The list of invaluable people who committed to the project is lengthy: Norman Laube (Black Tusk Nordic Events Society Chair), Jake Weaver (chief of competition), Rick Smith (chief of ski jumping), Morna Fraser (volunteer co-ordinator), Nancy Richard (marketing and communications), Dirk Rohde (venue operations), Cynthia Sully (special events co-ordinator), Tim Hope and Nadine Brandt (Whistler Olympic Park liaisons), Shera Clement (finance director), Ian Lowe (accommodation), and so many more.


“It’s an experienced and talented pool around the Vancouver-Whistler area that you can call on,” praises Carter. “A National Championship? No problem. A World Junior and U23 Championships? No problem.”


That degree of care and commitment resonated with everyone gathered at Whistler. The reviews during and after the event? Unanimous raves.


“For me, I talk to the teams and the coaches and by the looks on their faces, I know the truth,’ says Aalberg. “By that, I can tell if it’s been good or not. I trust them. And at those Championships those faces told me: ‘This is one of the best.’”


Rémi Drolet, Sasha Masson, Jasmine Lyons, and Liliane Gagnon celebrate a fifth-place finish in the Mixed Team Relay


“That’s what you have to do at a big international event. That human feeling we all strive for – to have a good time, the people you meet, the friendships you make, to think we’ve helped out in making a difference at an event for the people on hand competing or those watching.”


The importance of hosting large international events on Canadian snow can’t be understated.


“These events are so great for training coaches, building programs, and developing athletes…” “I think everyone is keen to know what the next one is.” says Carter.


In recognition of their support of cross-country skiing in Canada, Nordiq Canada is introducing the Reid and Laura Carter Award to honour all they have done in nurturing the talents of development athletes. The award will be presented to the top U20 male and female aggregate winners at the Canadian Ski Nationals starting in March of 2025.

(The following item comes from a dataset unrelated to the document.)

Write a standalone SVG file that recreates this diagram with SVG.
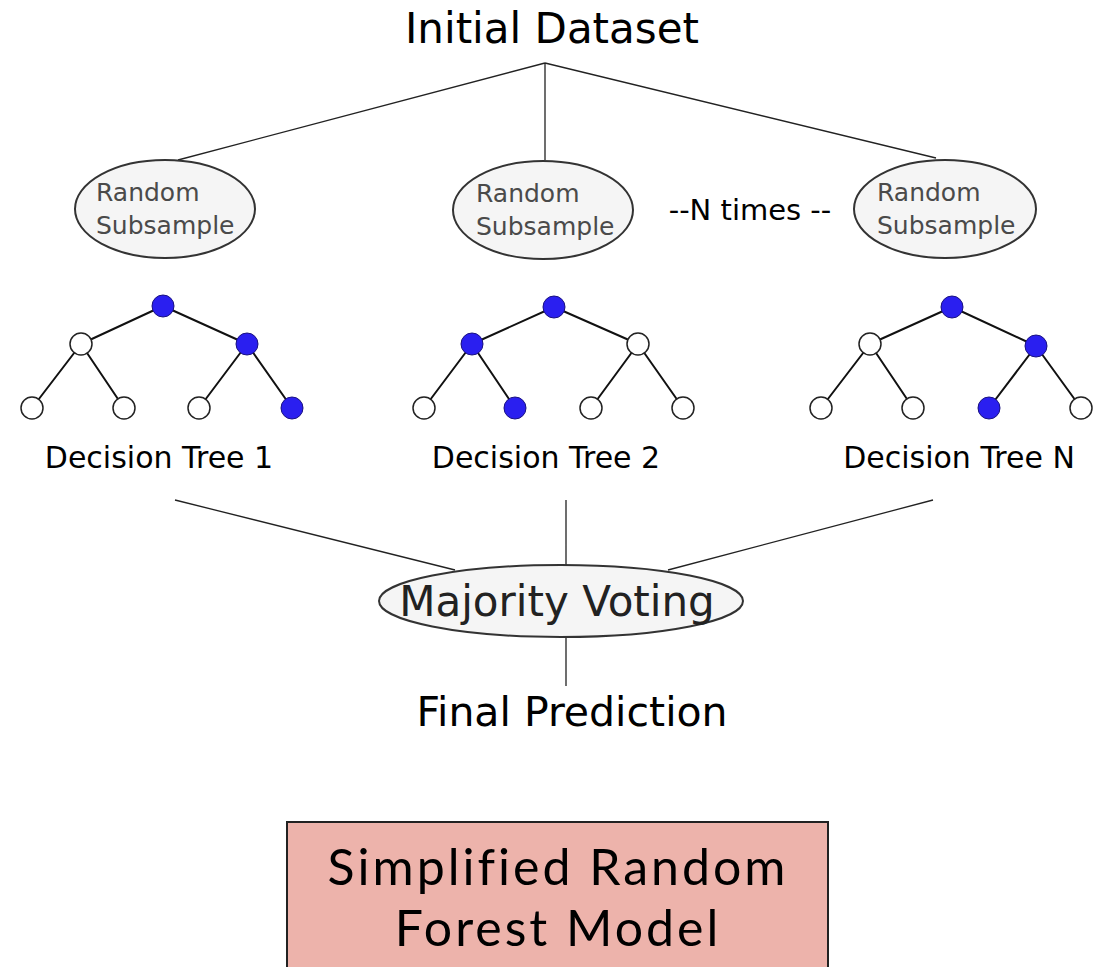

When asked about his future plans to continue to support athlete development in the ski community, Carters response is resolute:


“I’ll definitely continue. I’m still chairing Cross Country B.C. We hosted a Teck B.C. Cup this year and will likely have Westerns next year. I’ve been involved in youth and development sports my whole life.


“And I’ve been incredibly fortunate. I’m not done yet but I’m very happy to be able to give back.”